Женщина тянула руки и кричала вслед охрипшим голосом, и сердце Июлии рвалось на части от её жуткого крика…
Глава 4
Мать и дочь
– Может, я с тобой пойду за травами, бабушка? Жарко. Вдруг голова закружится? – девушка подошла к старухе и обняла её за горбатую спину.
– Закружится – сяду, посижу.
– Всегда, сколько помню себя, вместе ходили, а тут вдруг не разрешаешь! – вздохнула Июлия.
Захария строго взглянула на девушку, но, заметив тревогу и искреннюю печаль в её глазах, добавила более ласковым тоном:
– Не волнуйся, Июлия. Ничего со мною в лесу не случится.
Июлия снова грустно вздохнула.
– Не хочется мне одной оставаться, бабушка. Что-то не по себе.
– Не хочется, а надо! – снова недовольно буркнула старуха. – За избой кому-то надобно следить!
Июлия насупилась, сдвинула тёмные брови.
– Скучно и тоскливо будет без тебя, – хмуро сказала она.
– А ты Уголька почаще подзывай, он тебя развлечёт своими песнями-разговорами.
Июлия взглянула на кота и не удержалась, улыбнулась, но лицо её тут же снова стало задумчивым.
– Бабушка Захария, давно хочу тебя спросить, да не знаю, как… – медленно проговорила она. – Почему пьяницу нельзя вылечить травами и наговорами?
Захария положила в корзинку яйца и четверть ржаного каравая. Накрыв содержимое корзины платком, она пристально взглянула на Июлию.
– Травами недуги лечат. А пьянство не недуг. Это человечий выбор.
– И что же, совсем нет надежды на излечение? – спросила девушка.
– Пока пьяница сам не придёт за помощью, нет.
Июлия покачала головой и отвернулась. Захария, поставив на пол свою корзинку, подошла к девушке.
– Ты для чего про пьянство-то выспрашиваешь? Чего выдумала опять?
Июлия отвела глаза, опустила голову и покраснела.
– Ничего не выдумала. Просто интересно стало, – ответила она и снова крепко обняла старуху.
Когда Захария ушла, Июлия достала припрятанный сарафан и аккуратно сложила его обратно в старухин сундук.
– Видишь, Уголёк, ничего с ним не случилось. Как взяла, так и вернула, – сказала она коту и подмигнула, точно он был её сообщником.
Сев на лавку, Июлия стала вспоминать деревенскую вечорку. От увиденных в деревне молодёжных забав у неё остались смутные ощущения. Вихрь задора и праздника сначала поразил её своей безудержностью, накрыл, как сильная речная волна, а потом понёс-понёс и утопил с головой.
Но, несмотря на это, ей хотелось снова оказаться там.

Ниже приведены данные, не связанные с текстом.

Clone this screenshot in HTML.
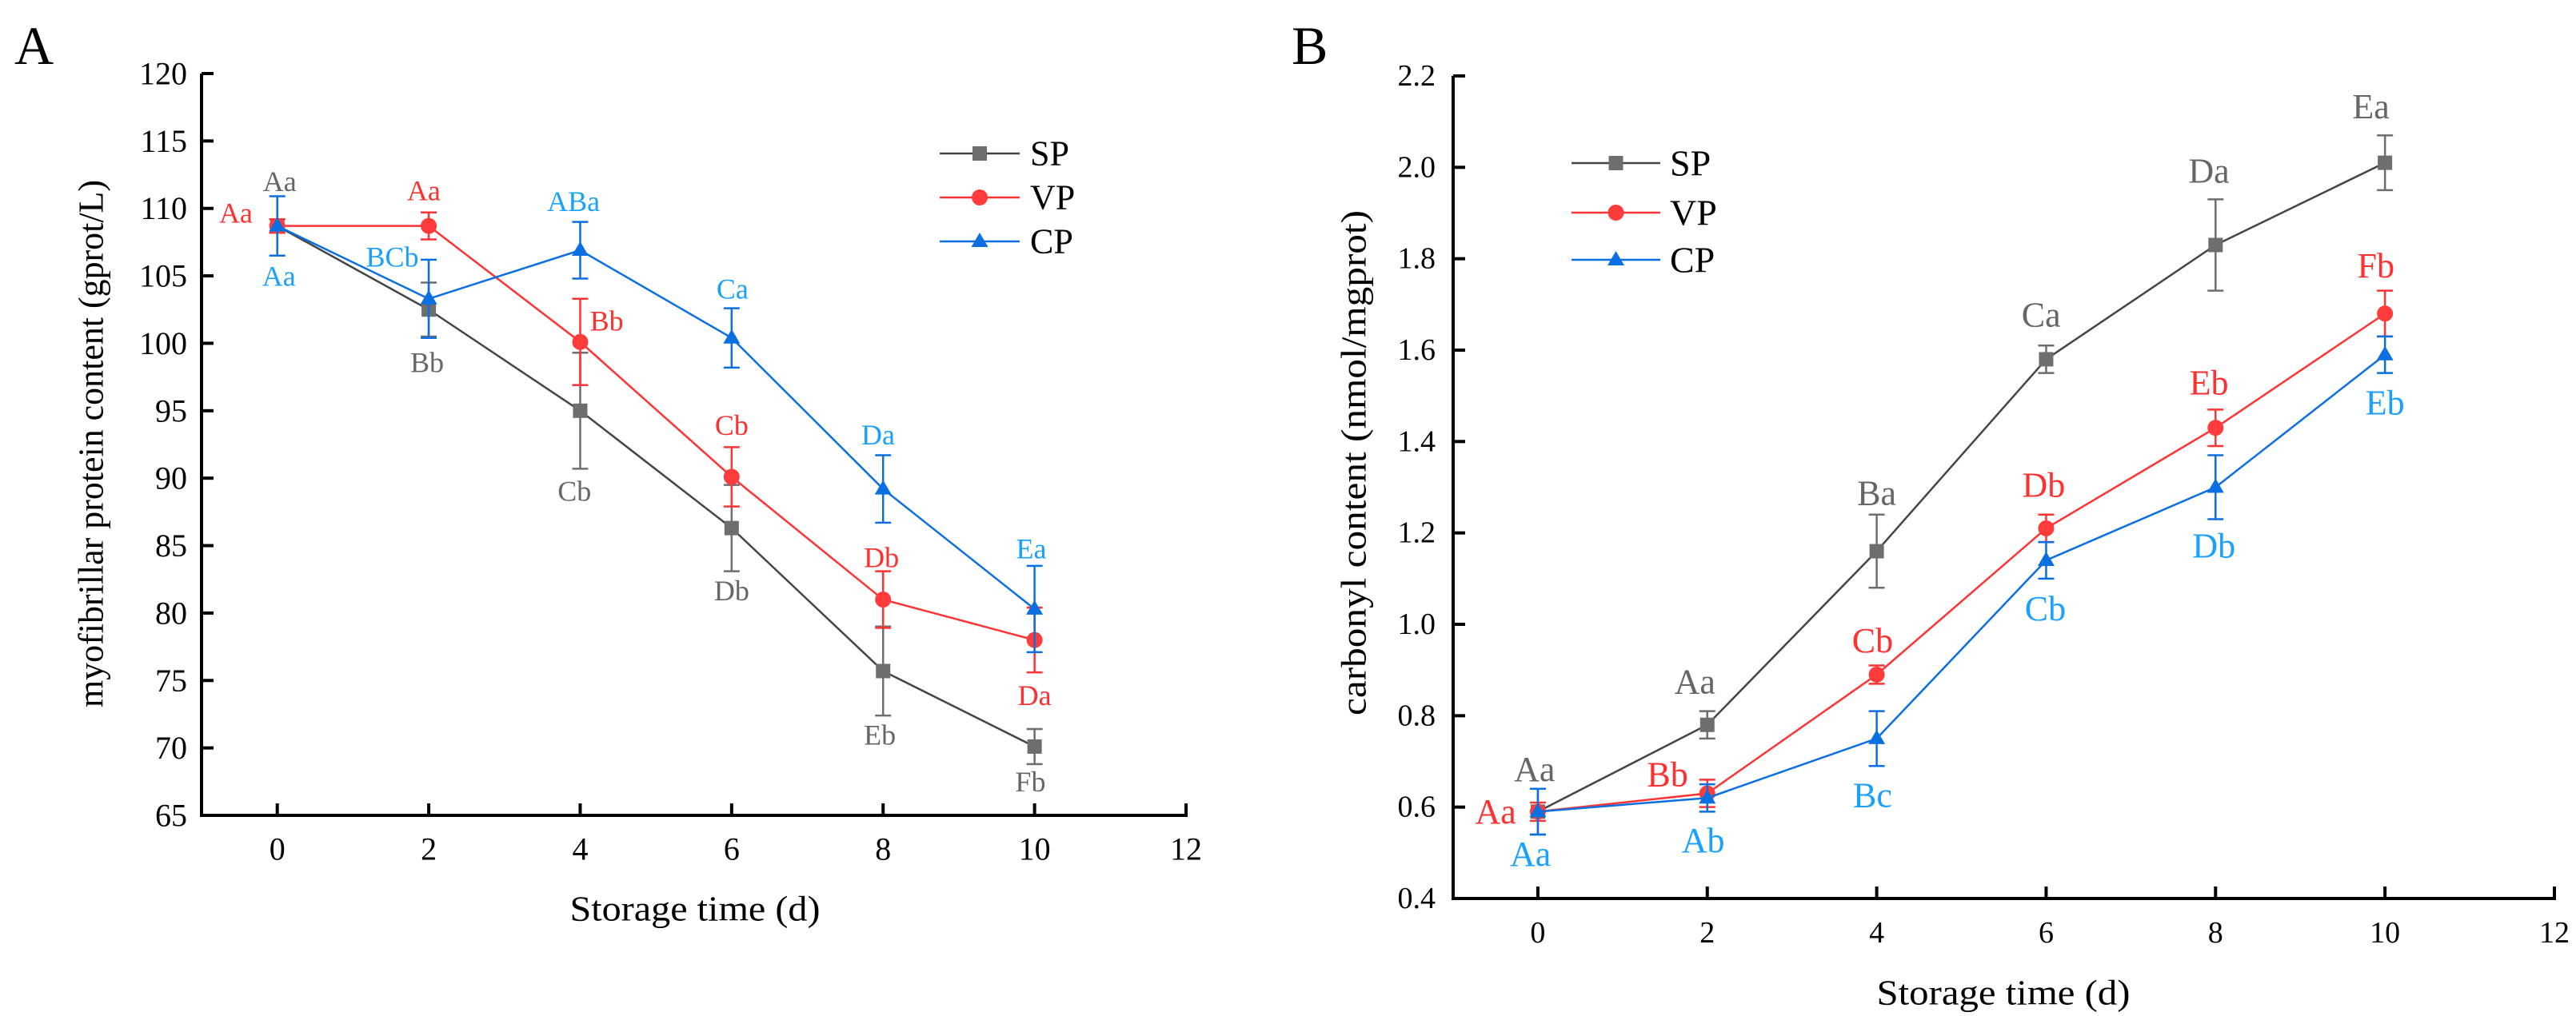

Наверняка во второй раз она бы не растерялась и, возможно, даже пошла бы плясать в общий круг. Ей вдруг прямо сейчас захотелось оказаться на поляне, в окружении шумной толпы и чтобы Егор был рядом и смотрел на неё восторженным взглядом.
Июлия поднялась с лавки и принялась крутиться на месте, пытаясь отбивать такт босыми ногами по полу. Выходило у неё неуклюже, но ведь были на поляне и такие, кто плясал ещё хуже, чем она! А потом мысли девушки вернулись к странной женщине с лохматыми волосами и диким взглядом, и она потрясла головой, чтобы отогнать от себя вновь нахлынувшую тревогу.
– Пойдём, Уголёк! Подою козу и налью тебе парного молочка! – позвала Июлия, взяла ведро и вышла на улицу.
Кот послушно спрыгнул с печи на пол и, хрипло мяукнув, пошёл следом за своей молодой хозяйкой.
В те несколько дней пока Захария бродила по лесам в поисках трав, Июлия виделась с Егором лишь раз. Парень собирался на сенокос и приходил повидаться с ней перед разлукой. Нагулявшись по лесу, они долго стояли на солнечной опушке и смотрели друг на друга, боясь пошевелиться и нарушить блаженную тишину. А потом Егор наклонился к лицу Июлии и нежно коснулся губами её губ.
– Чего это ты? – растерянно спросила девушка.
Она никогда раньше не испытывала такого душевного волнения и сердечного трепета. Губы Егора были мягкими, солоноватыми на вкус.
– Это поцелуй, – ответил Егор, – когда девушка мила парню, он всегда целует её.
– Значит, я мила тебе? – улыбнувшись, спросила Июлия.
– Да, мила. Так мила, что сердце замирает, когда вижу тебя, – сказал Егор и добавил: – а если девушка разрешает себя целовать, значит, ей парень тоже мил!